For Scotch 80 Prime's banana split, the ice cream is churned tableside using liquid nitrogen.

When you order the banana split for dessert at Scotch 80 Prime at the Palms Casino Resort, the dish arrives disassembled.

There's a long curve of banana, sliced in two and caramelized, an artist's palette of toppings in a rainbow of tiny bowls and a KitchenAid mixer, shining in a warm copper hue.

"Tell me when you're ready," the server says, holding a silver pitcher of liquid nitrogen over the mixer's bowl. Then, when our iPhone videos are prepped and rolling, he pours, a cloud of the substance rising into the dining room as the ice cream churns before our eyes.

It's dessert and a show.

Food is often entertainment in Las Vegas, where chefs' tables offer front-row views from inside the kitchen (Guy Savoy at Caesars Palace), dishes are finished in the dining room (Zuma) and cocktails come served in glass songbirds or poured over puffs of cotton candy (Juniper Cocktail Lounge at the Park MGM).

At Zuma, toro tartare is a decadent dish finished before diners' eyes.
At Zuma, toro tartare is a decadent dish finished before diners' eyes.
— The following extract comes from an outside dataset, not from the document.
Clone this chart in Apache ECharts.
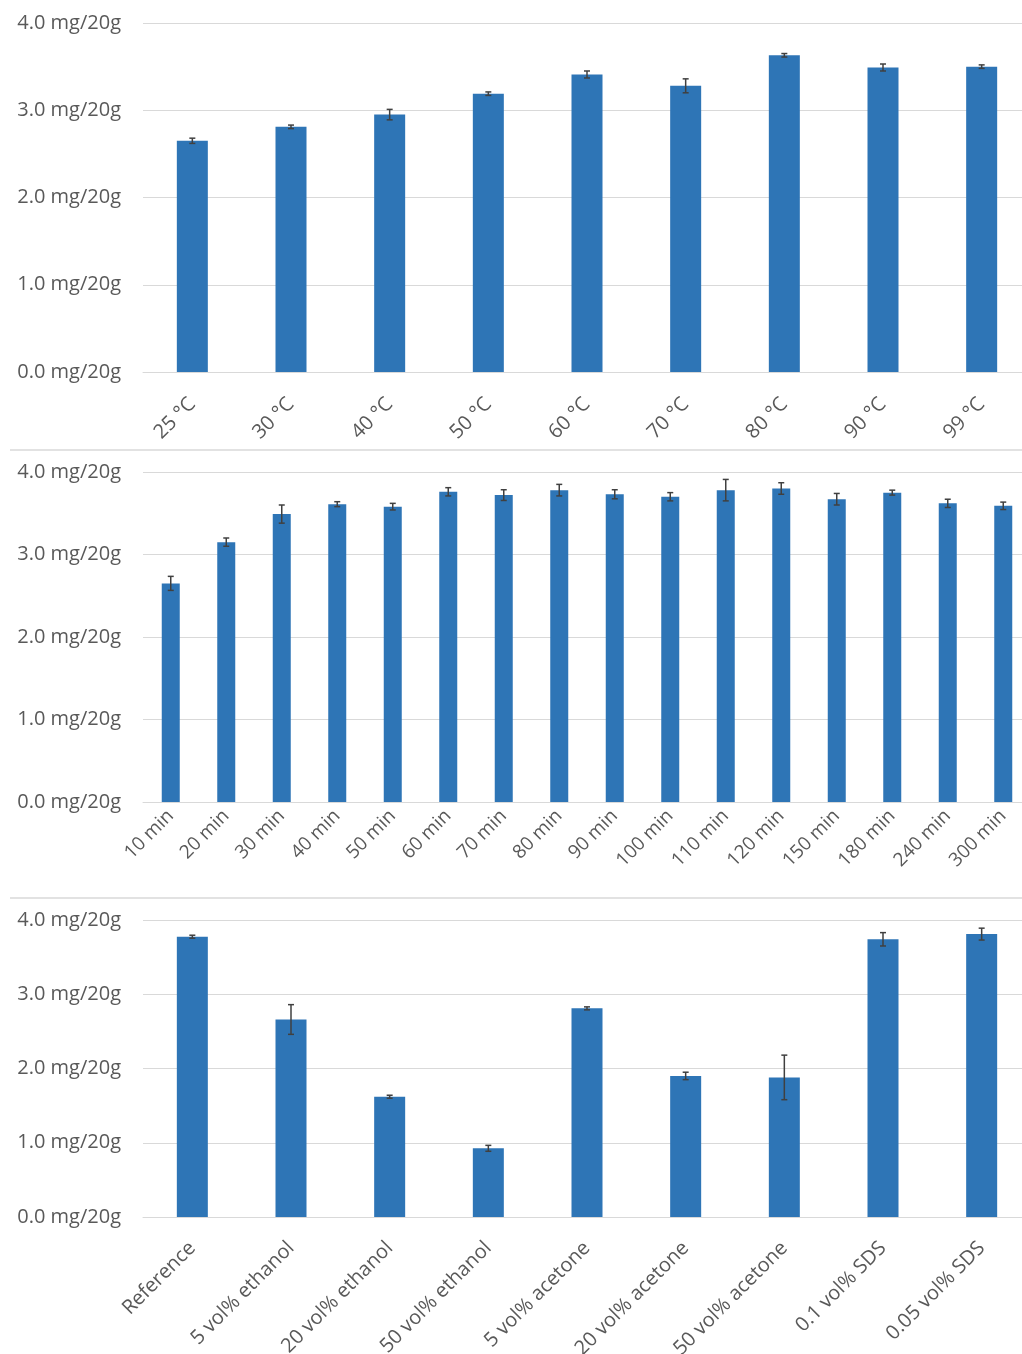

At Zuma inside the Cosmopolitan, toro tartare is prepared tableside, a miniature carafe of dashi soy whisked into a quail egg yolk then stirred into caviar-topped tuna. The indulgent bite is finished with a flurry of black truffle and served with petite miso buns.

At the SLS's Bazaar Meat by Jose Andres, the "supergiant pork-skin chicharron" arrives as one massive crisp, smashed before diners' eyes then offered with Greek yogurt and za'atar spices.

At Tom Colicchio's Heritage Steak in the Mirage, where the open kitchen showcases slabs of meat cooked over charcoal grills and in wood-burning ovens, it's a frosty sweet that puts on the best show. The ice cream social is a nostalgic delight, a pair of vanilla bars customized with dunks in chocolate sauces then drenched in your toppings of choice.

Like Scotch 80's epic banana split, it's the kind of interactive presentation that draws attention across the dining room — and often results in additional orders.

In some restaurants, showmanship is delivered via cart, a mobile display catching eyes as it zips from table to table.

At Mr. Chow at Caesars Palace, a gleaming Champagne trolley spins around the dining room, its bubbly wares showcased in a wide, silver bowl with flutes hanging below.

At the Bellagio, Harvest by Roy Ellamar puts the pop-up concept on wheels, inviting guest chefs to design enticing bites for a Snack Wagon that rolls the restaurant floor. The next roving takeover is Sept. 7, when Della's Kitchen executive chef Jay Calimlim drops in.

There's a special energy that infuses the room when the wagon is plying Harvest diners with some one-night-only treat or the Champagne trolley is flying to and fro or the Scotch 80 mixer is engulfed in a cloud of liquid nitrogen smoke. It's a jolt of excitement that spreads through a space, causing camera phones to rise in its wake, and it might make you wave over a waiter and say, "You know what? I'll have what she's having."